Anne O’Connor, HSE COO; Dr Colm Henry, Chief Clinical Officer; and Dr Siobhan Ni Bhriain, HSE Integrated Care Lead. Photocall Ireland

Staff and residents in nursing homes to be tested, prioritising those with confirmed Covid-19 case

It comes after a number of residents in care centres died in the past week.

LAST UPDATE | Apr 17th 2020, 6:50 PM

THE HSE HAS said that it will prioritise testing staff and residents of long-term care centres, which includes nursing homes, mental health facilities and disability residential centres.

At a briefing this afternoon, it was announced that long-term residential care centres where there had been confirmed Covid-19 cases would be prioritised for testing; at the Department of Health’s briefing this evening, it was updated to say that all nursing homes and other care centres would now be prioritised for testing.

This was announced after 11 residents at St Mary’s Hospital in Dublin who were confirmed to have Covid-19 died.

A further eight patients who were confirmed to have Covid-19 at a residential centre in Portlaoise, Co Laois, died over the bank holiday weekend. 
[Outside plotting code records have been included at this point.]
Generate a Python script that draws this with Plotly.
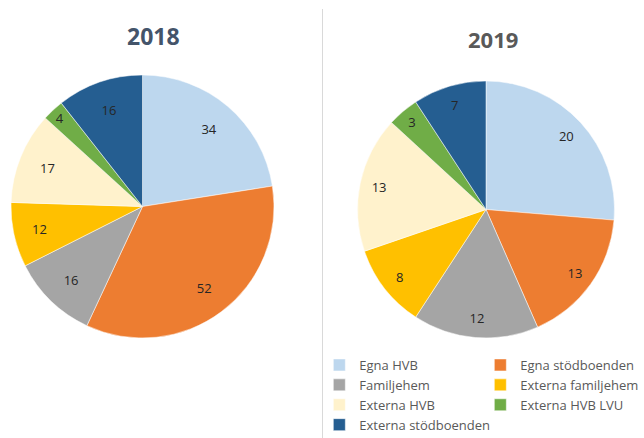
import plotly.graph_objects as go

labels = ["Egna HVB", "Egna stödboenden", "Familjehem", "Externa familjehem",
          "Externa HVB", "Externa HVB LVU", "Externa stödboenden"]
values_2018 = [34, 52, 16, 12, 17, 4, 16]
values_2019 = [20, 13, 12, 8, 13, 3, 7]
years = ["2018", "2019"]
colors = ["#bdd7ee", "#ed7d31", "#a5a5a5", "#ffc000", "#fff2cc", "#70ad47", "#255e91"]

W, H = 644, 438
MR = 3           # right margin, the legend sits just right of the plot area
PW = W - MR

def dom(cx, cy, r):
    return dict(x=[(cx - r) / PW, (cx + r) / PW], y=[1 - (cy + r) / H, 1 - (cy - r) / H])

pies = [(values_2018, dom(142.5, 206.5, 131.5), False, 0.56),
        (values_2019, dom(486, 209.5, 128.5), True, 0.7)]

fig = go.Figure()
for vals, d, show, ring in pies:
    fig.add_trace(go.Pie(
        labels=labels, values=vals, sort=False, direction="clockwise", rotation=0,
        marker=dict(colors=colors, line=dict(color="white", width=0.5)),
        textinfo="none", domain=d, showlegend=show, hoverinfo="label+value"))
    fig.add_trace(go.Pie(
        labels=labels, values=vals, sort=False, direction="clockwise", rotation=0, hole=ring,
        marker=dict(colors=["rgba(0,0,0,0)"] * len(vals), line=dict(width=0)),
        textinfo="value", textposition="inside", insidetextorientation="horizontal",
        textfont=dict(family="Open Sans", size=13, color="#262626"),
        domain=d, showlegend=False, hoverinfo="skip"))

fig.add_annotation(text="<b>" + years[0] + "</b>", x=153 / PW, y=1 - 36 / H, xref="paper", yref="paper",
                   xanchor="center", yanchor="middle",
                   showarrow=False, font=dict(family="Open Sans", size=23, color="#44546a"))
fig.add_annotation(text="<b>" + years[1] + "</b>", x=493 / PW, y=1 - 39 / H, xref="paper", yref="paper",
                   xanchor="center", yanchor="middle",
                   showarrow=False, font=dict(family="Open Sans", size=22, color="#595959"))

fig.add_shape(type="line", xref="paper", yref="paper", x0=322.5 / PW, x1=322.5 / PW, y0=0, y1=1 - 9 / H,
              line=dict(color="#d9d9d9", width=1))

fig.update_layout(
    width=W, height=H, margin=dict(l=0, r=MR, t=0, b=0, autoexpand=False),
    paper_bgcolor="white", plot_bgcolor="white",
    legend=dict(orientation="h", x=1.0005, xanchor="right", y=1 - 350 / H, yanchor="top",
                entrywidth=116, traceorder="normal",
                font=dict(family="Open Sans", size=13, color="#595959"),
                bgcolor="rgba(0,0,0,0)"),
)

fig.write_html("out.html", config={"displayModeBar": False},
               post_script="document.body.style.margin='0px';")
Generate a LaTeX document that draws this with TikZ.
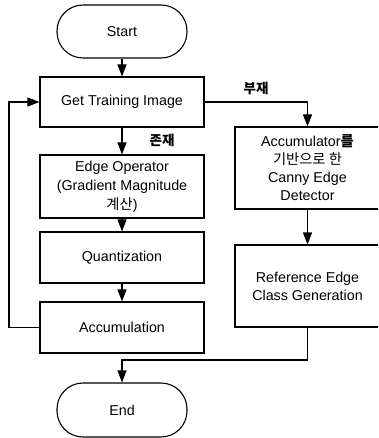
\documentclass[tikz,border=0pt]{standalone}
\usepackage{fontspec}
\setmainfont{Liberation Sans}
\newfontfamily\kr{Noto Sans CJK KR}
\usetikzlibrary{arrows.meta}
\begin{document}
\begin{tikzpicture}[x=1pt,y=-1pt,
  line width=1.1pt,
  every node/.style={font=\fontsize{14.3}{19}\selectfont, align=center, inner sep=0pt},
  box/.style={draw, rectangle, minimum width=164pt},
  rbox/.style={draw, rectangle, minimum width=145pt, minimum height=82pt, font=\fontsize{14.3}{18}\selectfont},
  term/.style={draw, rectangle, rounded corners=26pt, minimum width=130pt},
  arr/.style={-{Triangle[length=12pt,width=9pt]}},
  lbl/.style={font=\kr\bfseries\fontsize{13.5}{16}\selectfont}]
\useasboundingbox (0,0) rectangle (378,438);
\clip (0,0) rectangle (378,438);
\node[term, minimum height=53pt] (start) at (122,31.5) {Start};
\node[box, minimum height=50pt] (get) at (122,102) {Get Training Image};
\node[box, minimum height=63pt] (edge) at (122,186.5) {Edge Operator\\(Gradient Magnitude\\{\kr 계산})};
\node[box, minimum height=51pt] (quant) at (122,257.5) {Quantization};
\node[box, minimum height=51pt] (accum) at (122,327.5) {Accumulation};
\node[rbox] (acc) at (307.5,168) {Accumulator{\kr\bfseries 를}\\{\kr 기반으로 한}\\Canny Edge\\Detector};
\node[rbox] (ref) at (307.5,286) {Reference Edge\\Class Generation};
\node[term, minimum height=54pt] (end) at (122,410) {End};
\coordinate (j) at (122,360);
\coordinate (lp) at (9,327.5);
\draw[arr] (start) -- (get);
\draw[arr] (get.east) -| (acc.north);
\node[lbl] (l1) at (256,88) {부재};
\draw[arr] (get) -- (edge);
\node[lbl] (l2) at (162,140) {존재};
\draw[arr] (edge) -- (quant);
\draw[arr] (quant) -- (accum);
\draw[arr] (accum.west) -- (lp) |- (get.west);
\draw[arr] (acc) -- (ref);
\draw[arr] (ref.south) |- (j) -- (end.north);
\end{tikzpicture}
\end{document}
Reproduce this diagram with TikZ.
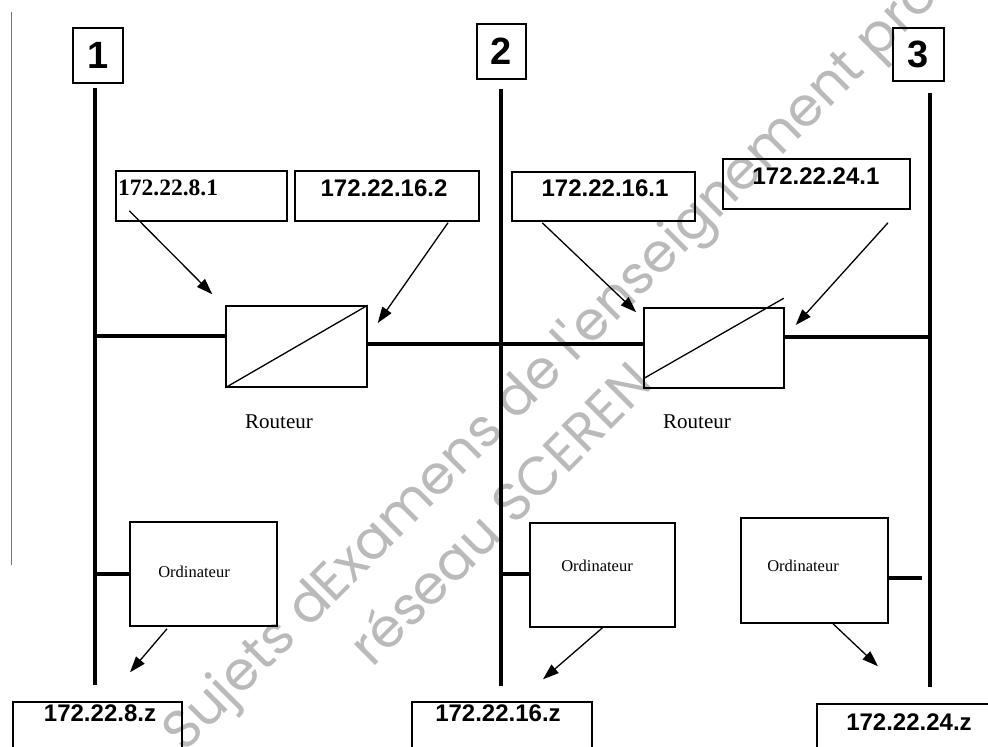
\documentclass[tikz,border=0pt]{standalone}
\usepackage{fontspec}
\setmainfont{Liberation Serif}
\newfontfamily\arialf{Liberation Sans}
\newfontfamily\wmfont{Poppins}
\usetikzlibrary{arrows.meta,calc}
\tikzset{
  bus/.style={line width=4pt},
  frame/.style={draw, line width=1.5pt, inner sep=0pt},
  numbox/.style={draw, line width=2pt, inner sep=0pt, font=\arialf\bfseries\fontsize{38}{40}\selectfont},
  sanslab/.style={inner sep=0pt, font=\arialf\bfseries\fontsize{24}{26}\selectfont},
  seriflab/.style={inner sep=0pt, font=\bfseries\fontsize{23.5}{25}\selectfont},
  routlab/.style={inner sep=0pt, font=\fontsize{21}{23}\selectfont},
  ordlab/.style={inner sep=0pt, font=\fontsize{16.5}{18}\selectfont},
  ptr/.style={line width=1.3pt, -{Triangle[length=16pt,width=11pt]}},
  wm/.style={inner sep=0pt, text=black!27, font=\wmfont\fontsize{54}{58}\selectfont}
}
\begin{document}
\begin{tikzpicture}[x=1pt,y=-1pt]
\useasboundingbox (0,0) rectangle (988,747);
\fill[white] (0,0) rectangle (988,747);

% watermark
\node[wm, rotate=45, anchor=base west] (wm1) at (184,754) {Sujets dExamens de l'enseignement professionnel};
\node[wm, rotate=45, anchor=base west] (wm2) at (372,669) {réseau SCEREN};

% thin left line
\coordinate (lt) at (11,12);
\coordinate (lb) at (11,565);
\draw[line width=1pt, black!55] (lt) -- (lb);

% network labels
\node[numbox, minimum width=50pt, minimum height=55pt] (n1) at (98,55.5) {1};
\node[numbox, minimum width=49pt, minimum height=55pt] (n2) at (501.5,51.5) {2};
\node[numbox, minimum width=51pt, minimum height=53pt] (n3) at (918.5,54.5) {3};

% buses
\coordinate (b1t) at (95,88);  \coordinate (b1b) at (95,685);
\coordinate (b2t) at (501,89); \coordinate (b2b) at (501,686);
\coordinate (b3t) at (930,93); \coordinate (b3b) at (930,687);
\draw[bus] (b1t) -- (b1b);
\draw[bus] (b2t) -- (b2b);
\draw[bus] (b3t) -- (b3b);

% routers
\node[frame, minimum width=141pt, minimum height=81pt] (r1) at (296.5,346.5) {};
\node[frame, minimum width=140pt, minimum height=80pt] (r2) at (714,348) {};
\draw[line width=1.3pt] (r1.south west) -- (r1.north east);
\coordinate (r2d1) at ([yshift=10pt]r2.south west);
\coordinate (r2d2) at ([xshift=-1pt,yshift=9pt]r2.north east);
\draw[line width=1.3pt] (r2d1) -- (r2d2);
\node[routlab] (rl1) at (279,422) {Routeur};
\node[routlab] (rl2) at (697,422) {Routeur};

% router links
\coordinate (r1l) at ([yshift=10.5pt]r1.west);
\draw[bus] (r1l) -- (r1l -| b1t);
\coordinate (r1r) at ([yshift=2.5pt]r1.east);
\draw[bus] (r1r) -- (r1r -| r2.west);
\coordinate (r2r) at ([yshift=11pt]r2.east);
\draw[bus] (r2r) -- (r2r -| b3t);

% top IP boxes
\node[frame, minimum width=171pt, minimum height=50pt] (ip1) at (201.5,196) {};
\node[seriflab, anchor=west] (ip1t) at (118,188) {172.22.8.1};
\node[frame, minimum width=184pt, minimum height=50pt] (ip2) at (387,196) {};
\node[sanslab] (ip2t) at (384,188) {172.22.16.2};
\node[frame, minimum width=183pt, minimum height=49pt] (ip3) at (603.5,196.5) {};
\node[sanslab] (ip3t) at (605,188) {172.22.16.1};
\node[frame, minimum width=187pt, minimum height=50pt] (ip4) at (816.5,184) {};
\node[sanslab] (ip4t) at (816,176) {172.22.24.1};

% computers
\node[frame, minimum width=147pt, minimum height=104pt] (c1) at (203.5,574) {};
\node[ordlab] (c1t) at (194,572) {Ordinateur};
\node[frame, minimum width=145pt, minimum height=104pt] (c2) at (602.5,575) {};
\node[ordlab] (c2t) at (597,566) {Ordinateur};
\node[frame, minimum width=147pt, minimum height=105pt] (c3) at (814.5,570.5) {};
\node[ordlab] (c3t) at (803,566) {Ordinateur};

\draw[bus] (c1.west) -- (c1.west -| b1t);
\coordinate (c2l) at ([yshift=1pt]c2.west);
\draw[bus] (c2l) -- (c2l -| b2t);
\coordinate (c3r) at ([yshift=-7.5pt]c3.east);
\coordinate (c3e) at ([xshift=-8pt]c3r -| b3t);
\draw[bus] (c3r) -- (c3e);

% bottom IP boxes
\node[frame, minimum width=169pt, minimum height=60pt] (ip5) at (97.5,732) {};
\node[sanslab] (ip5t) at (100,713) {172.22.8.z};
\node[frame, minimum width=180pt, minimum height=60pt] (ip6) at (502,732) {};
\node[sanslab] (ip6t) at (498,713) {172.22.16.z};
\node[frame, minimum width=180pt, minimum height=60pt] (ip7) at (907,734) {};
\node[sanslab] (ip7t) at (909,722) {172.22.24.z};

% pointers
\coordinate (a1s) at ([xshift=14pt,yshift=11pt]ip1.south west);
\coordinate (a1e) at ([xshift=-13pt,yshift=11pt]r1.north west);
\draw[ptr] (a1s) -- (a1e);
\coordinate (a2s) at ([xshift=61pt,yshift=-1pt]ip2.south);
\coordinate (a2e) at ([xshift=10pt,yshift=23.5pt]r1.east);
\draw[ptr] (a2s) -- (a2e);
\coordinate (a3s) at ([xshift=31pt,yshift=-1pt]ip3.south west);
\coordinate (a3e) at ([xshift=-7pt,yshift=-5pt]r2.north west);
\draw[ptr] (a3s) -- (a3e);
\coordinate (a4s) at ([xshift=71.5pt,yshift=-13pt]ip4.south);
\coordinate (a4e) at ([xshift=11pt,yshift=23pt]r2.east);
\draw[ptr] (a4s) -- (a4e);
\coordinate (a5s) at ([xshift=-36.5pt,yshift=-2pt]c1.south);
\coordinate (a5e) at ([xshift=32.5pt,yshift=29pt]ip5.north);
\draw[ptr] (a5s) -- (a5e);
\coordinate (a6s) at (c2.south);
\coordinate (a6e) at ([xshift=41pt,yshift=22pt]ip6.north);
\draw[ptr] (a6s) -- (a6e);
\coordinate (a7s) at ([xshift=18.5pt]c3.south);
\coordinate (a7e) at ([xshift=-29pt,yshift=37pt]ip7.north);
\draw[ptr] (a7s) -- (a7e);
\end{tikzpicture}
\end{document}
Today, at a briefing focused specifically on long-term residential care centres (LTRC), for example nursing homes, the HSE announced a number of actions to help protect residents and staff at these care centres.

Anne O’Connor, Chief Operations Officer at the HSE, said that there have been 335 outbreaks in LTRC centres; of these 186 outbreaks were in private centres, and 112 were at HSE providers.

It’s important to mention that outbreaks are not the same as clusters. An outbreak is one confirmed case, a cluster involves more than three cases.

196 (or 59%) of those outbreaks are in nursing homes, she said.

Among those measures announced were “enhanced testing” at centres, which means that in any residential centre where there is a confirmed case, that all staff and residents would be tested.

HSE Chief Clinical Officer Dr Colm Henry spoke about the emotional toll of the deaths of those in nursing homes, and said that Covid-19 is particularly virulent among older people.

“If any of us get pneumonia, we expect to get a cough and fever, but with older people, they may not get the same symptoms”, because of a weaker immune system.

Each death is a tragedy, and this is an incurable illness, it doesn’t matter where you are. There is no treatment for this disease.

Speaking at the Department of Health briefing tonight, Dr Tony Holohan said that testing at nursing homes would be prioritised above other tests. 

“There will be a focus in relation to those centres that have had experience with this infection, there will be a focus also on staff in particular in places that have not yet reported cases of this infection, and then perhaps also patients in those settings.”

There are around 28,000 patients and 30,000 staff at nursing home facilities across the country; although there are not definite numbers yet available for staff at mental health and disability residential centres, there are around 2,600 beds across mental health facilities and around 8,300 residential places in disability centres.